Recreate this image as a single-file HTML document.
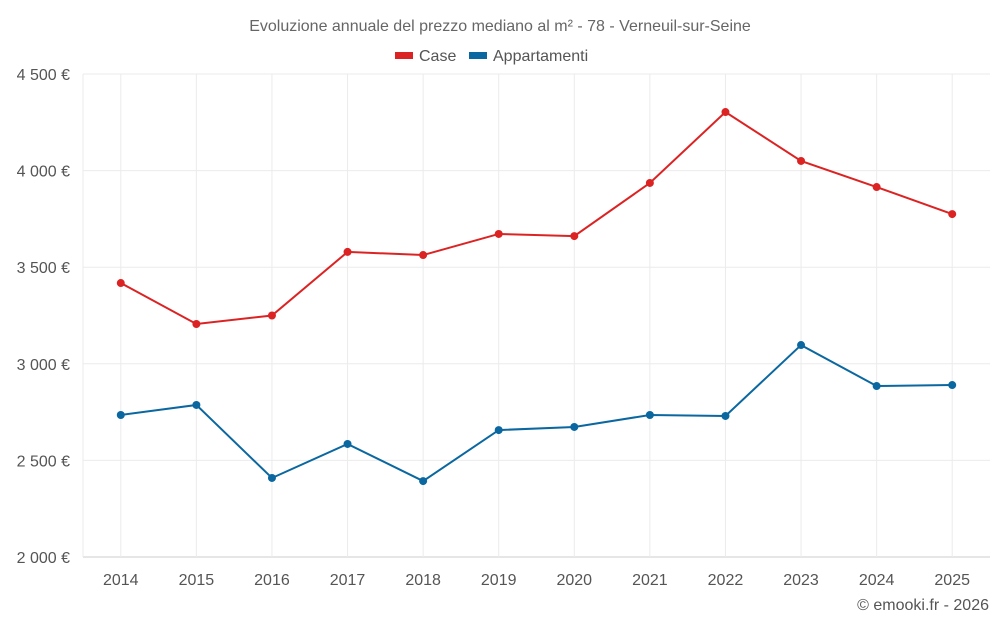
<!DOCTYPE html>
<html><head><meta charset="utf-8"><style>
body{margin:0;background:#fff;font-family:"Liberation Sans",sans-serif}
svg text{font-family:"Liberation Sans",sans-serif}
</style></head><body>
<svg id="chart" width="1000" height="625" xmlns="http://www.w3.org/2000/svg">
<text x="500" y="31" text-anchor="middle" font-size="16" fill="#666">Evoluzione annuale del prezzo mediano al m² - 78 - Verneuil-sur-Seine</text>
<g>
<g><rect x="395" y="52" width="18" height="7" fill="#dc2323"/><text x="419" y="61" font-size="16" fill="#555">Case</text></g>
<g><rect x="469" y="52" width="18" height="7" fill="#0a67a0"/><text x="493" y="61" font-size="16" fill="#555">Appartamenti</text></g>
</g>
<g id="grid"></g>
<g id="axes"></g>
<g id="series"></g>
<text x="989" y="610" text-anchor="end" font-size="16" fill="#555">© emooki.fr - 2026</text>
</svg>
<script>
const years=["2014","2015","2016","2017","2018","2019","2020","2021","2022","2023","2024","2025"];
const caseValues=[3418,3206,3250,3579,3563,3672,3661,3936,4303,4050,3915,3775];
const apptValues=[2735,2787,2409,2585,2393,2657,2673,2735,2730,3097,2885,2890];
const yTicks=[2000,2500,3000,3500,4000,4500];
const yTickLabels=["2 000 €","2 500 €","3 000 €","3 500 €","4 000 €","4 500 €"];
const NS="http://www.w3.org/2000/svg";
const L=83,R=990,T=74,B=557,ymin=2000,ymax=4500;
const step=(R-L)/years.length;
function x(i){return L+step*(i+0.5);}
function y(v){return B-(v-ymin)/(ymax-ymin)*(B-T);}
function mk(tag,attrs,parent){const e=document.createElementNS(NS,tag);for(const k in attrs)e.setAttribute(k,attrs[k]);parent.appendChild(e);return e;}
const grid=document.getElementById('grid'),axes=document.getElementById('axes'),series=document.getElementById('series');
yTicks.forEach((t,i)=>{
 const l=mk('line',{x1:L,x2:R,y1:y(t),y2:y(t),stroke:i==0?'#ccc':'#ebebeb'},grid);
 
 
 const tx=mk('text',{x:70,y:y(t)+6,'text-anchor':'end','font-size':16,fill:'#555'},axes);
 tx.textContent=yTickLabels[i];
 
 
});
const edge=mk('line',{x1:L,x2:L,y1:T,y2:B,stroke:'#ebebeb'},grid);


years.forEach((yr,i)=>{
 const l=mk('line',{x1:x(i),x2:x(i),y1:T,y2:B,stroke:'#ebebeb'},grid);
 
 
 const tx=mk('text',{x:x(i),y:585,'text-anchor':'middle','font-size':16,fill:'#555'},axes);
 tx.textContent=yr;
 
 
});
function draw(vals,color,name){
 const p=mk('polyline',{points:vals.map((v,i)=>x(i)+','+y(v)).join(' '),fill:'none',stroke:color,'stroke-width':2},series);
 
 
 vals.forEach((v,i)=>{
  const c=mk('circle',{cx:x(i),cy:y(v),r:4,fill:color},series);
  
  
 });
}
draw(caseValues,'#dc2323','case');
draw(apptValues,'#0a67a0','appartamenti');
</script>
</body></html>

========================

- **Aim**
Give back every line exactly as it stands, pictures excluded.

- **Result**
Recreate this image as a single-file HTML document.
<!DOCTYPE html>
<html><head><meta charset="utf-8"><style>
body{margin:0;background:#fff;font-family:"Liberation Sans",sans-serif}
svg text{font-family:"Liberation Sans",sans-serif}
</style></head><body>
<svg id="chart" width="1000" height="625" xmlns="http://www.w3.org/2000/svg">
<text x="500" y="31" text-anchor="middle" font-size="16" fill="#666">Evoluzione annuale del prezzo mediano al m² - 78 - Verneuil-sur-Seine</text>
<g>
<g><rect x="395" y="52" width="18" height="7" fill="#dc2323"/><text x="419" y="61" font-size="16" fill="#555">Case</text></g>
<g><rect x="469" y="52" width="18" height="7" fill="#0a67a0"/><text x="493" y="61" font-size="16" fill="#555">Appartamenti</text></g>
</g>
<g id="grid"></g>
<g id="axes"></g>
<g id="series"></g>
<text x="989" y="610" text-anchor="end" font-size="16" fill="#555">© emooki.fr - 2026</text>
</svg>
<script>
const years=["2014","2015","2016","2017","2018","2019","2020","2021","2022","2023","2024","2025"];
const caseValues=[3418,3206,3250,3579,3563,3672,3661,3936,4303,4050,3915,3775];
const apptValues=[2735,2787,2409,2585,2393,2657,2673,2735,2730,3097,2885,2890];
const yTicks=[2000,2500,3000,3500,4000,4500];
const yTickLabels=["2 000 €","2 500 €","3 000 €","3 500 €","4 000 €","4 500 €"];
const NS="http://www.w3.org/2000/svg";
const L=83,R=990,T=74,B=557,ymin=2000,ymax=4500;
const step=(R-L)/years.length;
function x(i){return L+step*(i+0.5);}
function y(v){return B-(v-ymin)/(ymax-ymin)*(B-T);}
function mk(tag,attrs,parent){const e=document.createElementNS(NS,tag);for(const k in attrs)e.setAttribute(k,attrs[k]);parent.appendChild(e);return e;}
const grid=document.getElementById('grid'),axes=document.getElementById('axes'),series=document.getElementById('series');
yTicks.forEach((t,i)=>{
 const l=mk('line',{x1:L,x2:R,y1:y(t),y2:y(t),stroke:i==0?'#ccc':'#ebebeb'},grid);
 
 
 const tx=mk('text',{x:70,y:y(t)+6,'text-anchor':'end','font-size':16,fill:'#555'},axes);
 tx.textContent=yTickLabels[i];
 
 
});
const edge=mk('line',{x1:L,x2:L,y1:T,y2:B,stroke:'#ebebeb'},grid);


years.forEach((yr,i)=>{
 const l=mk('line',{x1:x(i),x2:x(i),y1:T,y2:B,stroke:'#ebebeb'},grid);
 
 
 const tx=mk('text',{x:x(i),y:585,'text-anchor':'middle','font-size':16,fill:'#555'},axes);
 tx.textContent=yr;
 
 
});
function draw(vals,color,name){
 const p=mk('polyline',{points:vals.map((v,i)=>x(i)+','+y(v)).join(' '),fill:'none',stroke:color,'stroke-width':2},series);
 
 
 vals.forEach((v,i)=>{
  const c=mk('circle',{cx:x(i),cy:y(v),r:4,fill:color},series);
  
  
 });
}
draw(caseValues,'#dc2323','case');
draw(apptValues,'#0a67a0','appartamenti');
</script>
</body></html>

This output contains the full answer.